#### WRITTEN TASK:
Only the lines from the start of the data below through the line that contains "ax.grid(True, color='#e0e0e0', lw=0.8)" are to be copied, exactly and without pictures.

#### DATASET SECTION:
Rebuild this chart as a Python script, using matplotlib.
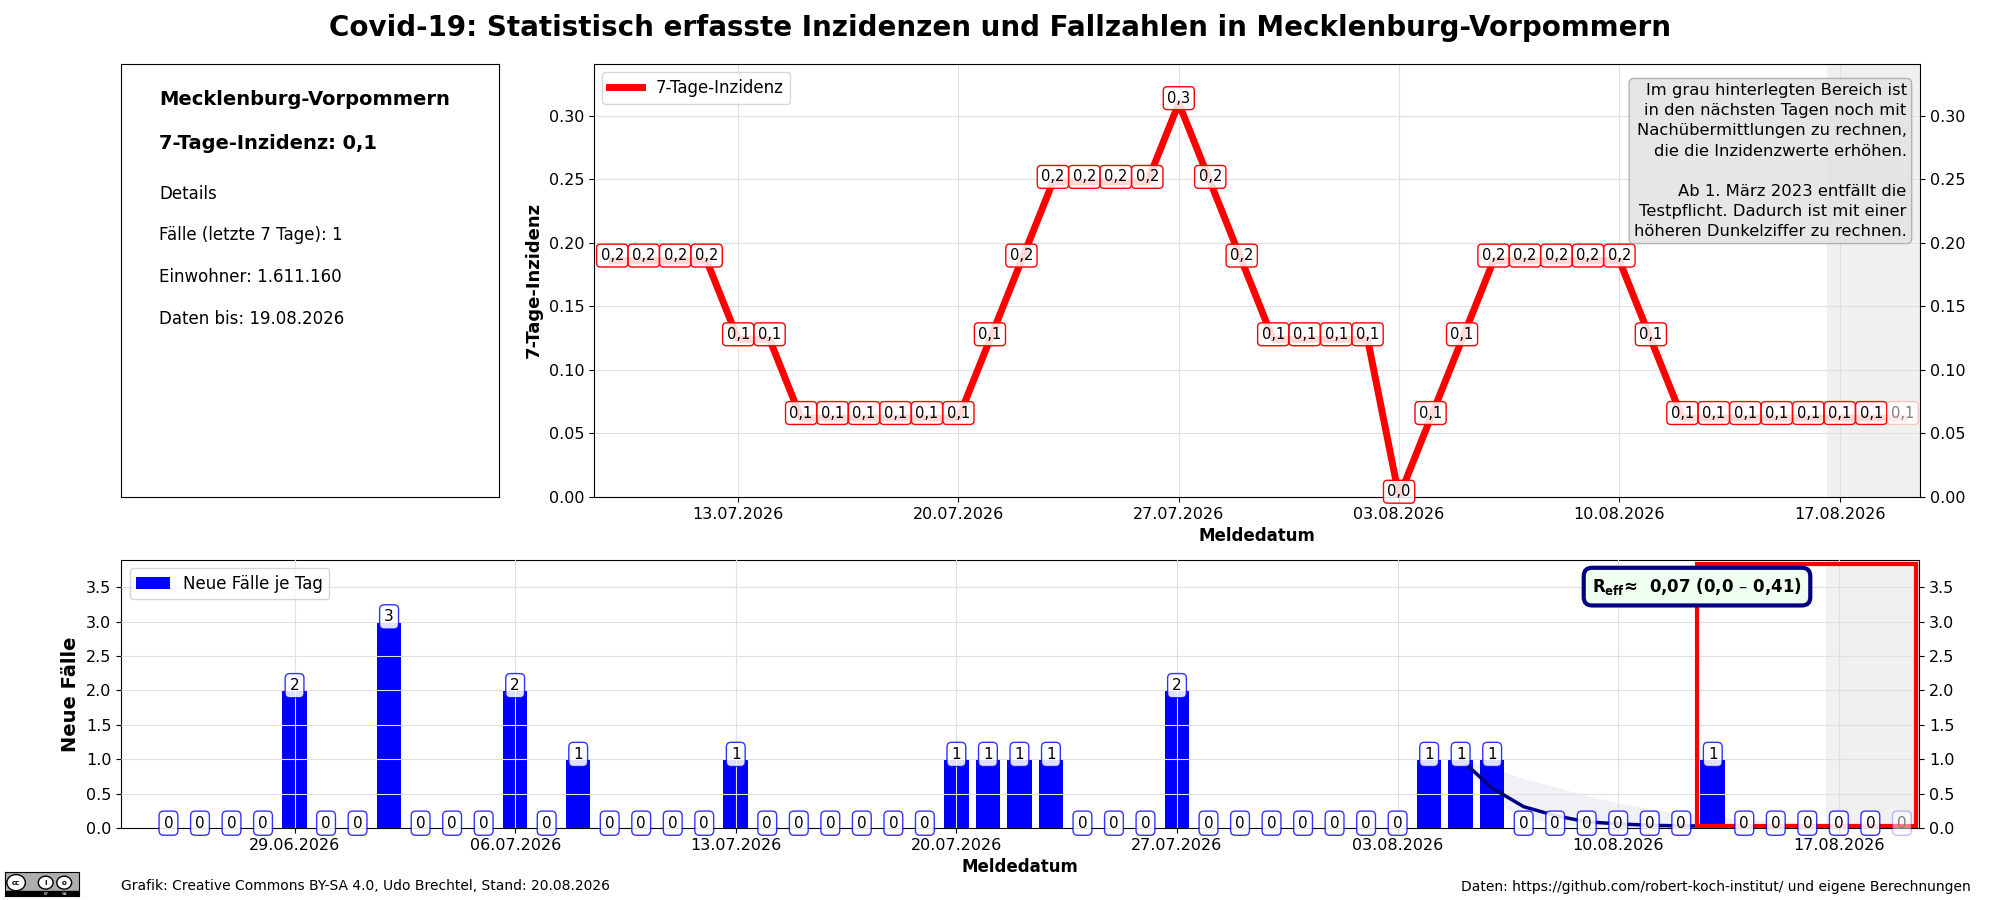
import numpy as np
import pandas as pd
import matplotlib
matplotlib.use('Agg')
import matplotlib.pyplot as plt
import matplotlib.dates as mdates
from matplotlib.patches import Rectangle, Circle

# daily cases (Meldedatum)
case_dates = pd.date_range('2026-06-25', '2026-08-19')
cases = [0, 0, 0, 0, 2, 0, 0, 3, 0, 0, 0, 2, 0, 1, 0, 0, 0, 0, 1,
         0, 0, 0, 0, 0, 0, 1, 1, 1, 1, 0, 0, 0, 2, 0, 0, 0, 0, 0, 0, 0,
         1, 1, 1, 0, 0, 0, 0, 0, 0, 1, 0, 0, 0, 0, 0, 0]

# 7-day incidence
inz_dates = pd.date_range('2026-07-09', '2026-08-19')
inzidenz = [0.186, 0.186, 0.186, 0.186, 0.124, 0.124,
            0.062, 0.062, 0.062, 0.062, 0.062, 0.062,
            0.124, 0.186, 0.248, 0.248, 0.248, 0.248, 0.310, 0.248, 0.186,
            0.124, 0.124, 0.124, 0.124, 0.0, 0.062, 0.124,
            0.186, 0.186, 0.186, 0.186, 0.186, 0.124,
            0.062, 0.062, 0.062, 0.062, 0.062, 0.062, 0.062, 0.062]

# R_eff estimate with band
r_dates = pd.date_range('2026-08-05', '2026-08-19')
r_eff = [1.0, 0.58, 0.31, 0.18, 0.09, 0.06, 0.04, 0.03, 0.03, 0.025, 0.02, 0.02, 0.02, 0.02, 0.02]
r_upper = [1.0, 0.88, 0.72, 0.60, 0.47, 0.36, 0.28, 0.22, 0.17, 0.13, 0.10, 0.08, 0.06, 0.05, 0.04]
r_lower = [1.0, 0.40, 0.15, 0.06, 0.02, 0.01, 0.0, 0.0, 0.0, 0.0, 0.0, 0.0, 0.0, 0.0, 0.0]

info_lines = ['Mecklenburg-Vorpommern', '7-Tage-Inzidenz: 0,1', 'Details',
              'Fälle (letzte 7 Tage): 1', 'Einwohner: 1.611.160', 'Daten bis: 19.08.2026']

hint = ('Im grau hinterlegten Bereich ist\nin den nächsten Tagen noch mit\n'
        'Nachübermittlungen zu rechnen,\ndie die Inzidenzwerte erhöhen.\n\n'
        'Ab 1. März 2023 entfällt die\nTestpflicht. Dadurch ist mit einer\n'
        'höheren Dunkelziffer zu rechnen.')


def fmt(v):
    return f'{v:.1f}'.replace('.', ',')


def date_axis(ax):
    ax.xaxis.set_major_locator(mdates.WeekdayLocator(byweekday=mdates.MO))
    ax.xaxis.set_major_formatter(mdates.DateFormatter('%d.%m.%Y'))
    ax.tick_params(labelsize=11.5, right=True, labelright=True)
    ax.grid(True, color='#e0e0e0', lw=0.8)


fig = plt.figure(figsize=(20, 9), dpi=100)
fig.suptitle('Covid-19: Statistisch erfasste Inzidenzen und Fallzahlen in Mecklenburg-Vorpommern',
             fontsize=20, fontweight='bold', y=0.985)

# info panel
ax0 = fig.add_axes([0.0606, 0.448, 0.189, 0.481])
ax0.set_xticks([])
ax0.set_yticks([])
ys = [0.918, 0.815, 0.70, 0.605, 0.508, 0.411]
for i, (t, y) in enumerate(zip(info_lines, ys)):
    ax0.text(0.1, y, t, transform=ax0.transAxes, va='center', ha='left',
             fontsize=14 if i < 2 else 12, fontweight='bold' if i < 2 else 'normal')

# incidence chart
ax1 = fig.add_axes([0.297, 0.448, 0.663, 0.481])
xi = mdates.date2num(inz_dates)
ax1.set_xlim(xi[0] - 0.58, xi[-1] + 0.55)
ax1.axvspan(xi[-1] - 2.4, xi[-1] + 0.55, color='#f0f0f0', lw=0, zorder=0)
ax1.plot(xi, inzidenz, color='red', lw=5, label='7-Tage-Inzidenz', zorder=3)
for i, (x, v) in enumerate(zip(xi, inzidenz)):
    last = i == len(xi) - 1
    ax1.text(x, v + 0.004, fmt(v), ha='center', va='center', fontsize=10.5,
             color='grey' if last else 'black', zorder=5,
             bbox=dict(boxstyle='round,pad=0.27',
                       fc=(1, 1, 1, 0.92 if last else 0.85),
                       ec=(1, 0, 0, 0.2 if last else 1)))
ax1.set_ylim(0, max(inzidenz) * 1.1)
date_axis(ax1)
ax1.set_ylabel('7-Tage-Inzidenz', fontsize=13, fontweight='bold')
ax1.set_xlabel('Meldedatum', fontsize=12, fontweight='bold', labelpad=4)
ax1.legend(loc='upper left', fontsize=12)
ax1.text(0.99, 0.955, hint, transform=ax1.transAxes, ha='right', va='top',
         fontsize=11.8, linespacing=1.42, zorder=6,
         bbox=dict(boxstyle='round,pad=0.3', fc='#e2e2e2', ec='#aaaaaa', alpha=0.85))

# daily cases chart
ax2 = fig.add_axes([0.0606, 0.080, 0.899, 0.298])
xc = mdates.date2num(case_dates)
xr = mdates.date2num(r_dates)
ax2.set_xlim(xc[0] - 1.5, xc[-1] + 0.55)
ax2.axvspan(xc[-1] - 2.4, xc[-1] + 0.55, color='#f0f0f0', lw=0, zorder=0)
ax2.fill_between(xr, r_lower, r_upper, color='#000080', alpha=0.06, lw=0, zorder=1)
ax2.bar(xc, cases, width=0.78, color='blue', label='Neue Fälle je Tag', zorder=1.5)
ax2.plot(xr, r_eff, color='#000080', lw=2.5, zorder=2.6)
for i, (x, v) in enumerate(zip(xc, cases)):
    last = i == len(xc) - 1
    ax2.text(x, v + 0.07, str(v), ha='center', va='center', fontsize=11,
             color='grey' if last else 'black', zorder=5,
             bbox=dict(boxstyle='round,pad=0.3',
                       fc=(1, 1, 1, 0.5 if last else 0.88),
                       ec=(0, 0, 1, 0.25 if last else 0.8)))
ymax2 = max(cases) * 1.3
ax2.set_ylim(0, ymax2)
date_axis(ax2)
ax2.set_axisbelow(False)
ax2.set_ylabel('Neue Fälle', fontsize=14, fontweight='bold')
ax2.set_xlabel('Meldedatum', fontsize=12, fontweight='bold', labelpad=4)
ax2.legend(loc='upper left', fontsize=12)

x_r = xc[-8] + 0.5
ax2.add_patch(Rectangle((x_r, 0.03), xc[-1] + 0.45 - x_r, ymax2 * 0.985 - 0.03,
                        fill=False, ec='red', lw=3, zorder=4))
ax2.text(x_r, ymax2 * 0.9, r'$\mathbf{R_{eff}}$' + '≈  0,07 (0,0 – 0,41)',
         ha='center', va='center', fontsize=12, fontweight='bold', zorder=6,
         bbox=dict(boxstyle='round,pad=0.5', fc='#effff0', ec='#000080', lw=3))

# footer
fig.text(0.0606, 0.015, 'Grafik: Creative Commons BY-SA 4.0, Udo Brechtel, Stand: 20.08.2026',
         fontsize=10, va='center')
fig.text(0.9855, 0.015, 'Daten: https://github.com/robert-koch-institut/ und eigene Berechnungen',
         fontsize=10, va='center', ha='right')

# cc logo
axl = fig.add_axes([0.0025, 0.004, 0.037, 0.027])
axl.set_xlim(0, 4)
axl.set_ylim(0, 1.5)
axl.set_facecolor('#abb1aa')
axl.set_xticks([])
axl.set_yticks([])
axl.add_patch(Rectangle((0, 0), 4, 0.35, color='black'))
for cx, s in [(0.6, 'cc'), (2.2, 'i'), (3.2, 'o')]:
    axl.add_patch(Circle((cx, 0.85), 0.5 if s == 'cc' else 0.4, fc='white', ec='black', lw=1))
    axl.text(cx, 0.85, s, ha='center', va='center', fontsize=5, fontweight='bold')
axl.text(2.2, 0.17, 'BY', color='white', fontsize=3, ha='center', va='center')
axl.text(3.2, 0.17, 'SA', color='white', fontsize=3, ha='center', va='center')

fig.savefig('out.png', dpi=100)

#### FULL ANSWER:
Rebuild this chart as a Python script, using matplotlib.
import numpy as np
import pandas as pd
import matplotlib
matplotlib.use('Agg')
import matplotlib.pyplot as plt
import matplotlib.dates as mdates
from matplotlib.patches import Rectangle, Circle

# daily cases (Meldedatum)
case_dates = pd.date_range('2026-06-25', '2026-08-19')
cases = [0, 0, 0, 0, 2, 0, 0, 3, 0, 0, 0, 2, 0, 1, 0, 0, 0, 0, 1,
         0, 0, 0, 0, 0, 0, 1, 1, 1, 1, 0, 0, 0, 2, 0, 0, 0, 0, 0, 0, 0,
         1, 1, 1, 0, 0, 0, 0, 0, 0, 1, 0, 0, 0, 0, 0, 0]

# 7-day incidence
inz_dates = pd.date_range('2026-07-09', '2026-08-19')
inzidenz = [0.186, 0.186, 0.186, 0.186, 0.124, 0.124,
            0.062, 0.062, 0.062, 0.062, 0.062, 0.062,
            0.124, 0.186, 0.248, 0.248, 0.248, 0.248, 0.310, 0.248, 0.186,
            0.124, 0.124, 0.124, 0.124, 0.0, 0.062, 0.124,
            0.186, 0.186, 0.186, 0.186, 0.186, 0.124,
            0.062, 0.062, 0.062, 0.062, 0.062, 0.062, 0.062, 0.062]

# R_eff estimate with band
r_dates = pd.date_range('2026-08-05', '2026-08-19')
r_eff = [1.0, 0.58, 0.31, 0.18, 0.09, 0.06, 0.04, 0.03, 0.03, 0.025, 0.02, 0.02, 0.02, 0.02, 0.02]
r_upper = [1.0, 0.88, 0.72, 0.60, 0.47, 0.36, 0.28, 0.22, 0.17, 0.13, 0.10, 0.08, 0.06, 0.05, 0.04]
r_lower = [1.0, 0.40, 0.15, 0.06, 0.02, 0.01, 0.0, 0.0, 0.0, 0.0, 0.0, 0.0, 0.0, 0.0, 0.0]

info_lines = ['Mecklenburg-Vorpommern', '7-Tage-Inzidenz: 0,1', 'Details',
              'Fälle (letzte 7 Tage): 1', 'Einwohner: 1.611.160', 'Daten bis: 19.08.2026']

hint = ('Im grau hinterlegten Bereich ist\nin den nächsten Tagen noch mit\n'
        'Nachübermittlungen zu rechnen,\ndie die Inzidenzwerte erhöhen.\n\n'
        'Ab 1. März 2023 entfällt die\nTestpflicht. Dadurch ist mit einer\n'
        'höheren Dunkelziffer zu rechnen.')


def fmt(v):
    return f'{v:.1f}'.replace('.', ',')


def date_axis(ax):
    ax.xaxis.set_major_locator(mdates.WeekdayLocator(byweekday=mdates.MO))
    ax.xaxis.set_major_formatter(mdates.DateFormatter('%d.%m.%Y'))
    ax.tick_params(labelsize=11.5, right=True, labelright=True)
    ax.grid(True, color='#e0e0e0', lw=0.8)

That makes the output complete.